Friday, November 10, 2023


In the Arthurian cycles there appears a Muslim knight called Palomides. He seems to be what in modern parlance goes as a “good bloke”. Certainly more appealing than Christian fanatic Percival or all-round reprobate Lancelot, even placeholder for spin-off series Tristan, though the latter often gets the better of Palomides in the joust. 

Let’s suppose, hypothetically, for I am sure this never happened, there was an elite squadron of Palomideses operating within the Knights Templar in Jerusalem. Would this have made a significant difference to the history of the Crusades, or would it simply be some sort of fun fact that popular historians would feel enormously pleased to flag up in their coverage of the period? 
Outliers. I think it is best to keep them out of arguments. There’s plenty to get angry or annoyed about on X these days, but a pet peeve of mine at the moment is the use of outliers as a rhetorical device. 
You know the kind of thing: “Look, I’ve found some Jews just smug enough to march in the wake of a murderous turd from Hamas/Jeremy Corbyn” OR “Look, here’s an Arab Israeli soldier super keen to kill as many terrorists - and whoever else foolishly gets in his way - as possible", and so on. 
It’s all a bit African Americans for Trump isn’t it? (Or White Lives Matter...for that matter.) 
I wonder why people do it, because in c90% of cases across history outliers are utterly irrelevant, a bogus distraction. 
Not all cases perhaps.

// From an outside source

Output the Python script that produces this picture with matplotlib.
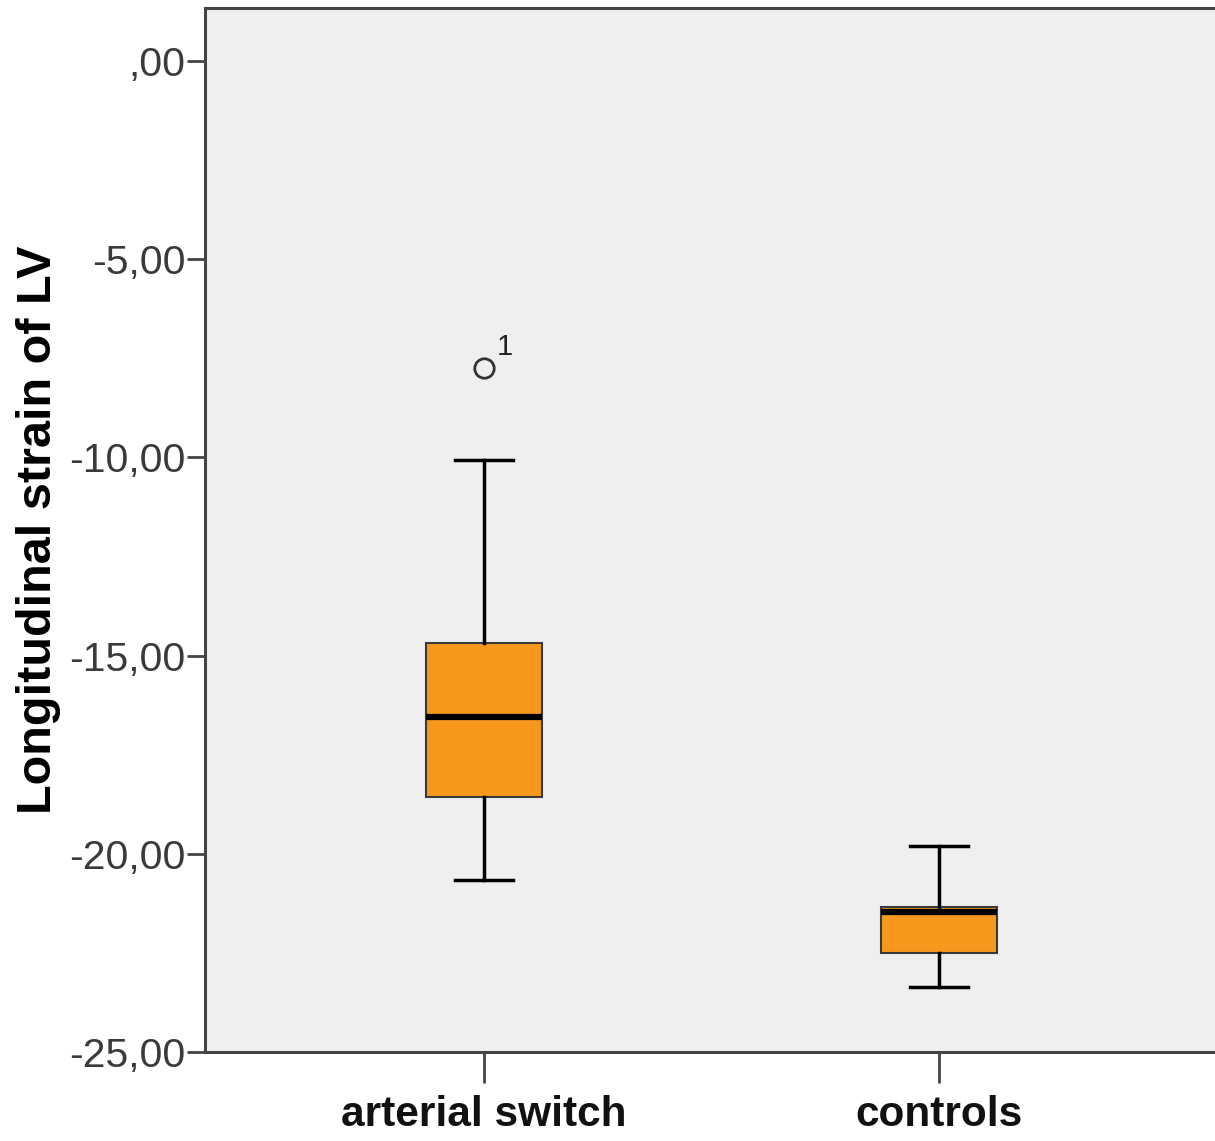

One of the keenest Jew-haters in history, Gran Iquisitor Torquemada was himself a converso. And going back again to the Middle Ages, it was very often the turncoats or recent converts that caused the most trouble. (So maybe not proper outliers after all.) 
But the curves on the graph do matter. Earlier on I posted a piece which suggested that there is one global-level culture that consistently responds in a certain way to a given kind of familiar historical circumstance. It was not intended as an open invitation for people to send me examples of bloodthirsty Buddhists, but it may well have the same effect. 
I used the word “consistently” very deliberately, but there are many who choose to be selectively word blind when it comes to debate online.